Both lord Mance and lord Toulson commented for the majority upon the relationship between clauses 12 and 13. BIMCO had explained that the reason for the optional alternative of clause 13 was that when a vessel is bare-boat chartered for only a short period it may make sense for the owners to carry on with their own insurances. Clause 13 therefore provides that the vessel is to be kept insured by the owners against marine and war risks, and that the owners and their insurers are to have no right of recovery or subrogation against the charterers on account of loss or damage covered by such insurance. Lord Mance stated that:

It would be unnecessary to include equivalent words in clause 12. It cannot have been the parties’ intention that the charterer’s exposure to liability should be greater under clause 13, where cover against marine and war risks was to be maintained at the owner’s expense than under clause 12, where it was to be maintained at the charterer’s expense. Longmore LJ put the point pithily when he described the exclusion of rights of recovery or subrogation in clause 13 as “a confirmation rather than a negation of such exclusion in the more usually adopted clause 12 for the longer term charters when it is the charterers who pay the premium” (para 88).(7) Para 135.

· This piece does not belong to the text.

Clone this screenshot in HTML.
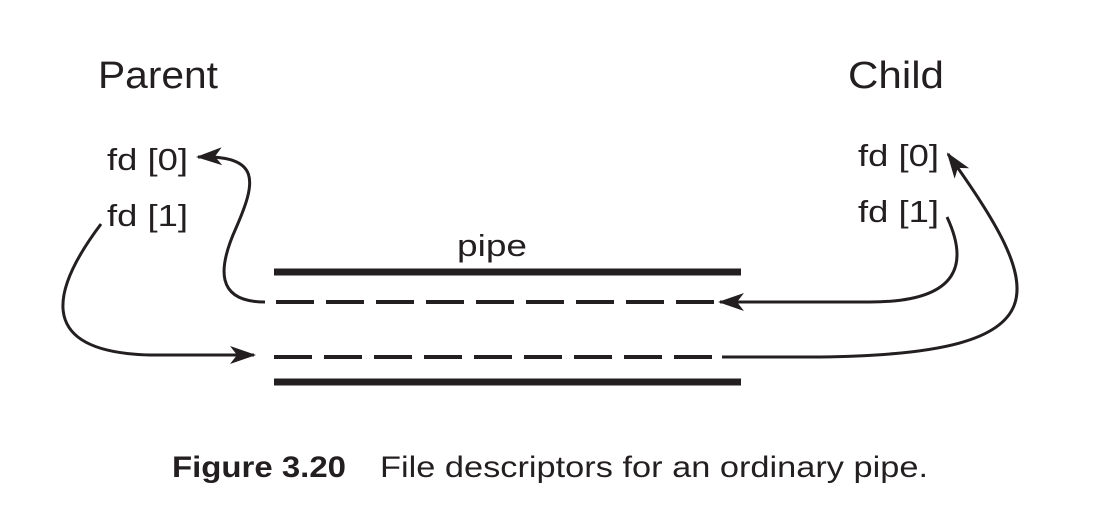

Lord Toulson agreed and concluded

… that the express exclusion of a right of recovery or subrogation in clause 13 was simply belt and braces in the context of insurances taken out by owners, and that the reason why no such express term appears in clause 12 was that it never occurred that there could be such claims in the context of insurances arranged by charterers to cover their own as well as owners’ interests. It is inconceivable that the parties intended fundamentally to alter the incidence of risk by permitting or excluding breach-based claims as between themselves in respect of a hull loss, depending upon whether it happened to be convenient to continue to use hull insurances taken out by owners or to rely on fresh insurances taken out by charterers.(8) Para 117.